STATED PROBLEM
Without the pictures, repeat the listing character for character.

----------------

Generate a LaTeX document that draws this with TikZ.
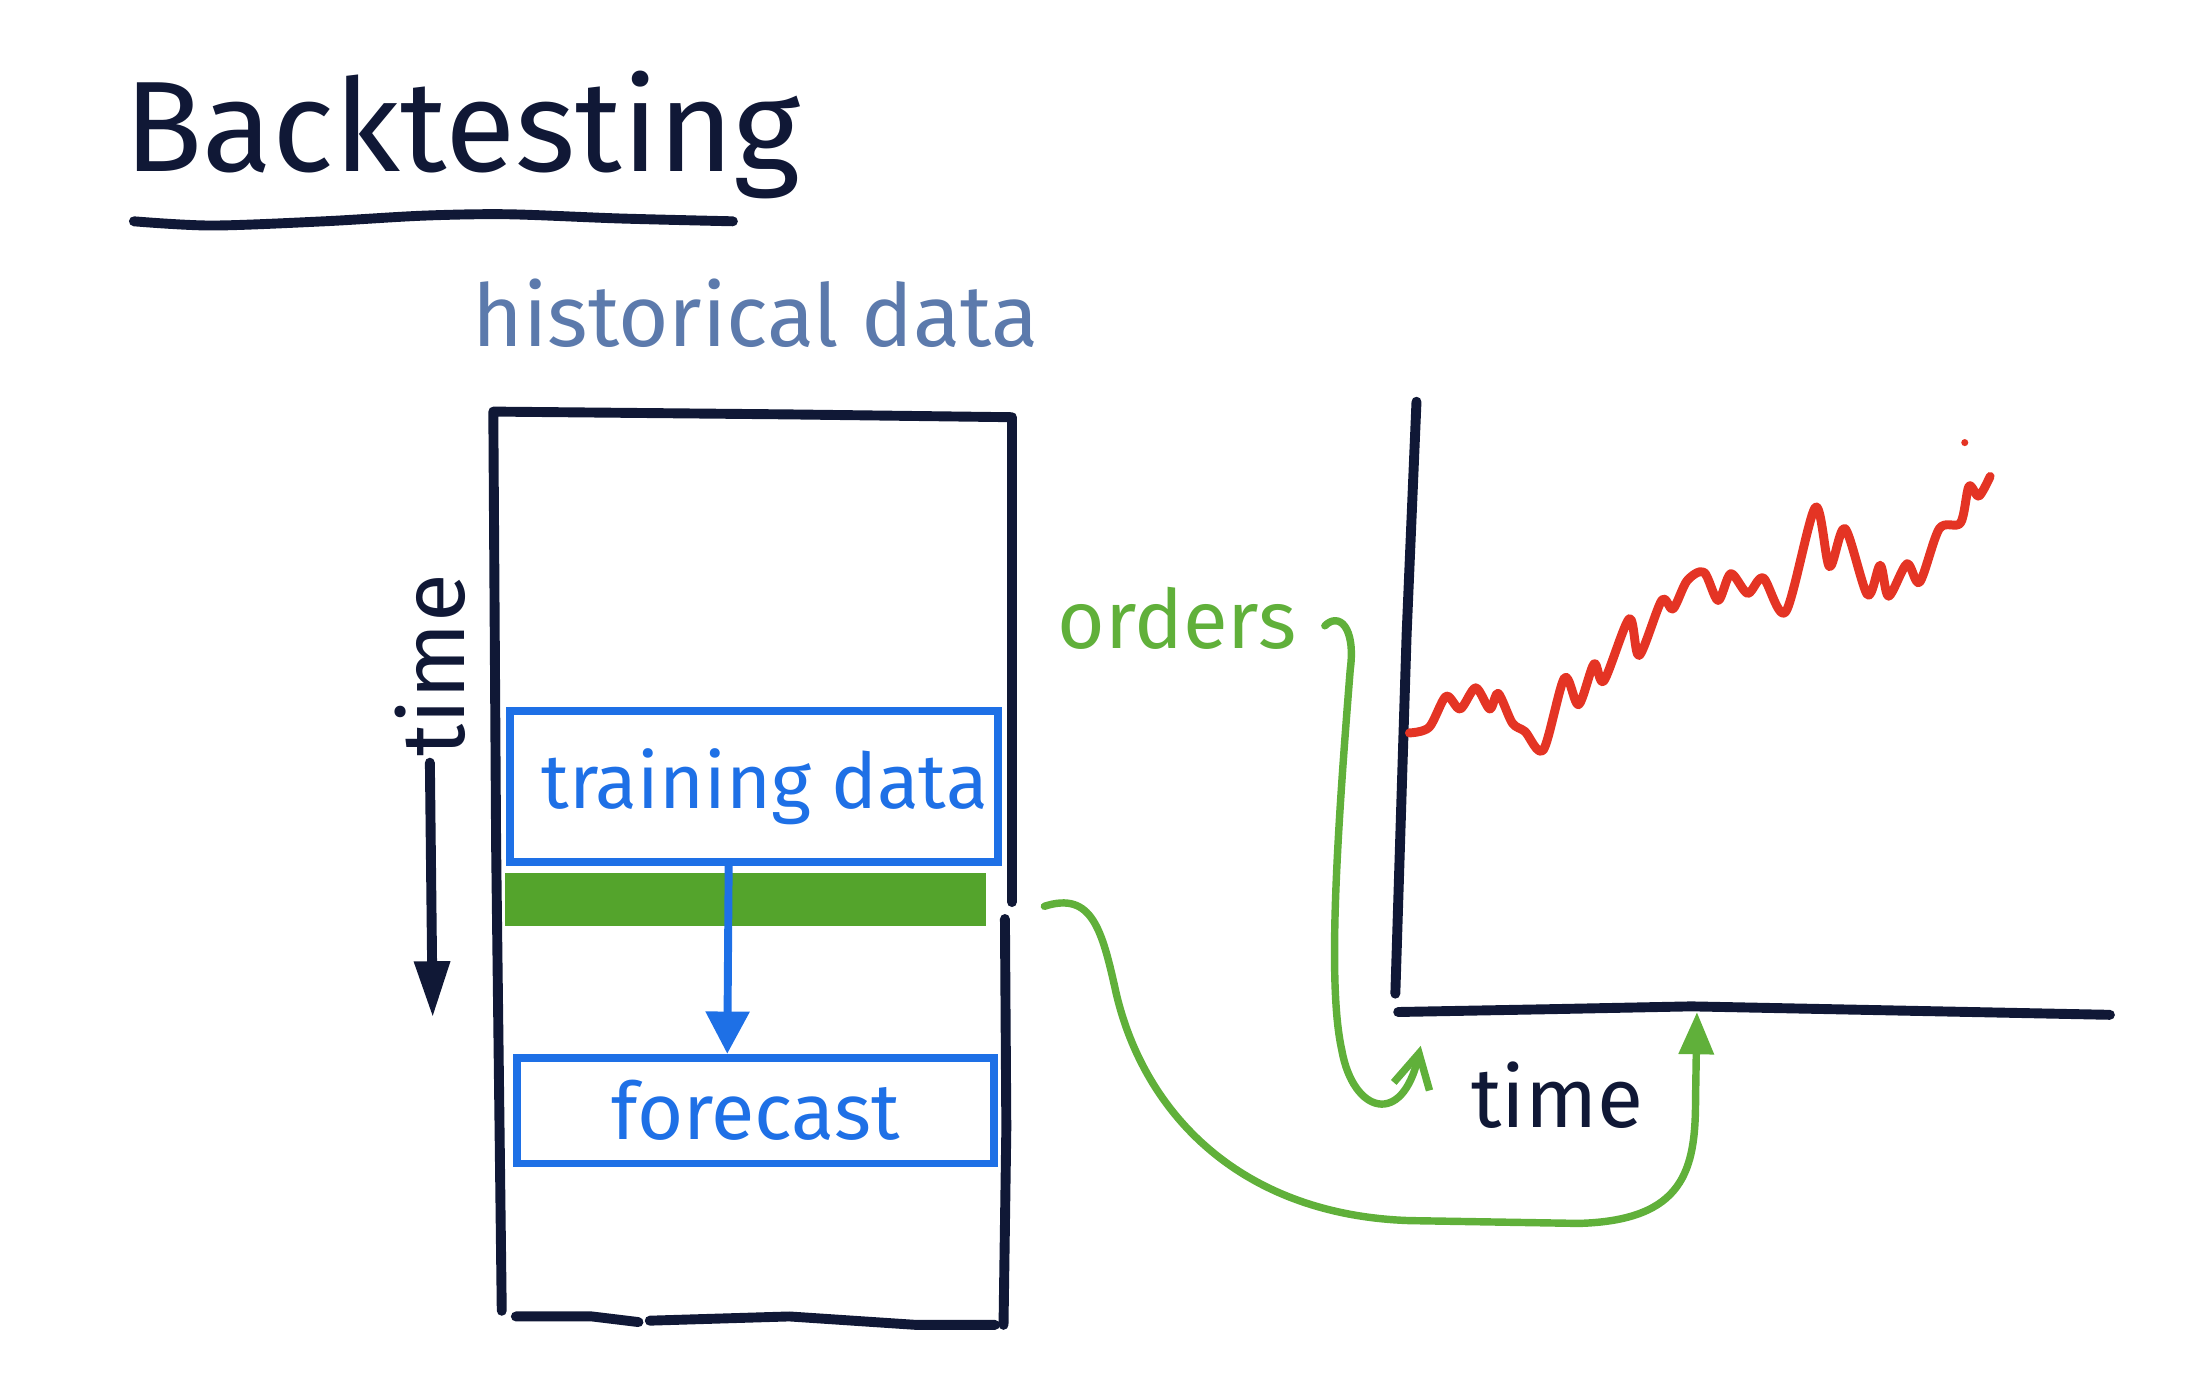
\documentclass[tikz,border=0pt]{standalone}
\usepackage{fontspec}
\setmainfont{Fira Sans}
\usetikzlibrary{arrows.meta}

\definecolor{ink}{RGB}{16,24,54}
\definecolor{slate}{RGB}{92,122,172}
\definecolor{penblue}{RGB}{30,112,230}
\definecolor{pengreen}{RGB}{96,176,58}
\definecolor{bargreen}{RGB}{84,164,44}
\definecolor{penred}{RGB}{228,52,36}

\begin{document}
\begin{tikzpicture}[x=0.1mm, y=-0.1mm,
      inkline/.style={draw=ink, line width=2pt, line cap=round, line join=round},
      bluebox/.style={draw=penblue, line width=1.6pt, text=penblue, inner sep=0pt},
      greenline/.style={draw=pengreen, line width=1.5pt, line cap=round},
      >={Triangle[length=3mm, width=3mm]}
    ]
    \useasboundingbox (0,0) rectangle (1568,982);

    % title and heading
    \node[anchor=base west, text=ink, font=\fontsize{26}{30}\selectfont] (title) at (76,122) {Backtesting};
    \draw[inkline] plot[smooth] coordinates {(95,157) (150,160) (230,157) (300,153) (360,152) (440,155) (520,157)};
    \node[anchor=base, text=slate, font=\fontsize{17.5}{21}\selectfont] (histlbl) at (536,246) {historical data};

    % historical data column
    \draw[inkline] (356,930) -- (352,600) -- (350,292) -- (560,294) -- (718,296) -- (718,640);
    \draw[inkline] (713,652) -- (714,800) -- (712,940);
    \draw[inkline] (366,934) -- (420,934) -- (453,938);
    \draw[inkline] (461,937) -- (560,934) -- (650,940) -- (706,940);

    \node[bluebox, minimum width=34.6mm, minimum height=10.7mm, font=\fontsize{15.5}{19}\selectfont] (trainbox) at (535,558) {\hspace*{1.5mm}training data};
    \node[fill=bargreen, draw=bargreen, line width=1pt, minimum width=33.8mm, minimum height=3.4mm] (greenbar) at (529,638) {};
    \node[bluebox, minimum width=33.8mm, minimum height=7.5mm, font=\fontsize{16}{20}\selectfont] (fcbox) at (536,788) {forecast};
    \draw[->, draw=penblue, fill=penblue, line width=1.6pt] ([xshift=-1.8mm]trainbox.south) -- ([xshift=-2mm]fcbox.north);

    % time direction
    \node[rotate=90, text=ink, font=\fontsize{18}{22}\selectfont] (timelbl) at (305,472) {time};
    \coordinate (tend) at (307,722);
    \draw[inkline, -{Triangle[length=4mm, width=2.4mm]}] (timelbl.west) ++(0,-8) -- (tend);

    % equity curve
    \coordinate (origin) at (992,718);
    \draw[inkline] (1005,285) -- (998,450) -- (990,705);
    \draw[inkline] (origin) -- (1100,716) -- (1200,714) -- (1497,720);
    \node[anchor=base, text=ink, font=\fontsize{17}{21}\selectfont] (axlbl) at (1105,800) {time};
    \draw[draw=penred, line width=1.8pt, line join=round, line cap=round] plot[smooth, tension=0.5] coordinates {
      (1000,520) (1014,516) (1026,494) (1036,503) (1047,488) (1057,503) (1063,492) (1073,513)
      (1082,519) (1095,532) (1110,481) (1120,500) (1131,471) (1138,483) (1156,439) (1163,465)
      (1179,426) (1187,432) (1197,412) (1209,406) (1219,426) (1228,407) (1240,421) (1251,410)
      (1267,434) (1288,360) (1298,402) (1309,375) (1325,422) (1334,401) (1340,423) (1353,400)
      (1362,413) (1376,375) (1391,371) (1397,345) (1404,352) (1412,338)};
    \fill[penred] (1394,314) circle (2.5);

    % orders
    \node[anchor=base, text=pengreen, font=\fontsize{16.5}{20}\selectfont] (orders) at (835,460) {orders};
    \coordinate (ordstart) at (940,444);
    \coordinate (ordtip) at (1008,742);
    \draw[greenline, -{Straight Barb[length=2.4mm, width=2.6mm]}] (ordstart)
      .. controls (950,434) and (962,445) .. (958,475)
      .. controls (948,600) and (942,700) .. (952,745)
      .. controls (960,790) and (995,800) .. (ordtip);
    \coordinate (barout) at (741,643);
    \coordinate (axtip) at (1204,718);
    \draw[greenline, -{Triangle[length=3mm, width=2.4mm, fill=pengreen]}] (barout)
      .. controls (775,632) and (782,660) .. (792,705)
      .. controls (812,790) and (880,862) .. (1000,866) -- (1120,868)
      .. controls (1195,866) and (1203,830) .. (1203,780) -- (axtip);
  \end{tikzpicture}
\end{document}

----------------

ANSWER TO THIS EXERCISE
Generate a LaTeX document that draws this with TikZ.
\documentclass[tikz,border=0pt]{standalone}
\usepackage{fontspec}
\setmainfont{Fira Sans}
\usetikzlibrary{arrows.meta}

\definecolor{ink}{RGB}{16,24,54}
\definecolor{slate}{RGB}{92,122,172}
\definecolor{penblue}{RGB}{30,112,230}
\definecolor{pengreen}{RGB}{96,176,58}
\definecolor{bargreen}{RGB}{84,164,44}
\definecolor{penred}{RGB}{228,52,36}

\begin{document}
\begin{tikzpicture}[x=0.1mm, y=-0.1mm,
      inkline/.style={draw=ink, line width=2pt, line cap=round, line join=round},
      bluebox/.style={draw=penblue, line width=1.6pt, text=penblue, inner sep=0pt},
      greenline/.style={draw=pengreen, line width=1.5pt, line cap=round},
      >={Triangle[length=3mm, width=3mm]}
    ]
    \useasboundingbox (0,0) rectangle (1568,982);

    % title and heading
    \node[anchor=base west, text=ink, font=\fontsize{26}{30}\selectfont] (title) at (76,122) {Backtesting};
    \draw[inkline] plot[smooth] coordinates {(95,157) (150,160) (230,157) (300,153) (360,152) (440,155) (520,157)};
    \node[anchor=base, text=slate, font=\fontsize{17.5}{21}\selectfont] (histlbl) at (536,246) {historical data};

    % historical data column
    \draw[inkline] (356,930) -- (352,600) -- (350,292) -- (560,294) -- (718,296) -- (718,640);
    \draw[inkline] (713,652) -- (714,800) -- (712,940);
    \draw[inkline] (366,934) -- (420,934) -- (453,938);
    \draw[inkline] (461,937) -- (560,934) -- (650,940) -- (706,940);

    \node[bluebox, minimum width=34.6mm, minimum height=10.7mm, font=\fontsize{15.5}{19}\selectfont] (trainbox) at (535,558) {\hspace*{1.5mm}training data};
    \node[fill=bargreen, draw=bargreen, line width=1pt, minimum width=33.8mm, minimum height=3.4mm] (greenbar) at (529,638) {};
    \node[bluebox, minimum width=33.8mm, minimum height=7.5mm, font=\fontsize{16}{20}\selectfont] (fcbox) at (536,788) {forecast};
    \draw[->, draw=penblue, fill=penblue, line width=1.6pt] ([xshift=-1.8mm]trainbox.south) -- ([xshift=-2mm]fcbox.north);

    % time direction
    \node[rotate=90, text=ink, font=\fontsize{18}{22}\selectfont] (timelbl) at (305,472) {time};
    \coordinate (tend) at (307,722);
    \draw[inkline, -{Triangle[length=4mm, width=2.4mm]}] (timelbl.west) ++(0,-8) -- (tend);

    % equity curve
    \coordinate (origin) at (992,718);
    \draw[inkline] (1005,285) -- (998,450) -- (990,705);
    \draw[inkline] (origin) -- (1100,716) -- (1200,714) -- (1497,720);
    \node[anchor=base, text=ink, font=\fontsize{17}{21}\selectfont] (axlbl) at (1105,800) {time};
    \draw[draw=penred, line width=1.8pt, line join=round, line cap=round] plot[smooth, tension=0.5] coordinates {
      (1000,520) (1014,516) (1026,494) (1036,503) (1047,488) (1057,503) (1063,492) (1073,513)
      (1082,519) (1095,532) (1110,481) (1120,500) (1131,471) (1138,483) (1156,439) (1163,465)
      (1179,426) (1187,432) (1197,412) (1209,406) (1219,426) (1228,407) (1240,421) (1251,410)
      (1267,434) (1288,360) (1298,402) (1309,375) (1325,422) (1334,401) (1340,423) (1353,400)
      (1362,413) (1376,375) (1391,371) (1397,345) (1404,352) (1412,338)};
    \fill[penred] (1394,314) circle (2.5);

    % orders
    \node[anchor=base, text=pengreen, font=\fontsize{16.5}{20}\selectfont] (orders) at (835,460) {orders};
    \coordinate (ordstart) at (940,444);
    \coordinate (ordtip) at (1008,742);
    \draw[greenline, -{Straight Barb[length=2.4mm, width=2.6mm]}] (ordstart)
      .. controls (950,434) and (962,445) .. (958,475)
      .. controls (948,600) and (942,700) .. (952,745)
      .. controls (960,790) and (995,800) .. (ordtip);
    \coordinate (barout) at (741,643);
    \coordinate (axtip) at (1204,718);
    \draw[greenline, -{Triangle[length=3mm, width=2.4mm, fill=pengreen]}] (barout)
      .. controls (775,632) and (782,660) .. (792,705)
      .. controls (812,790) and (880,862) .. (1000,866) -- (1120,868)
      .. controls (1195,866) and (1203,830) .. (1203,780) -- (axtip);
  \end{tikzpicture}
\end{document}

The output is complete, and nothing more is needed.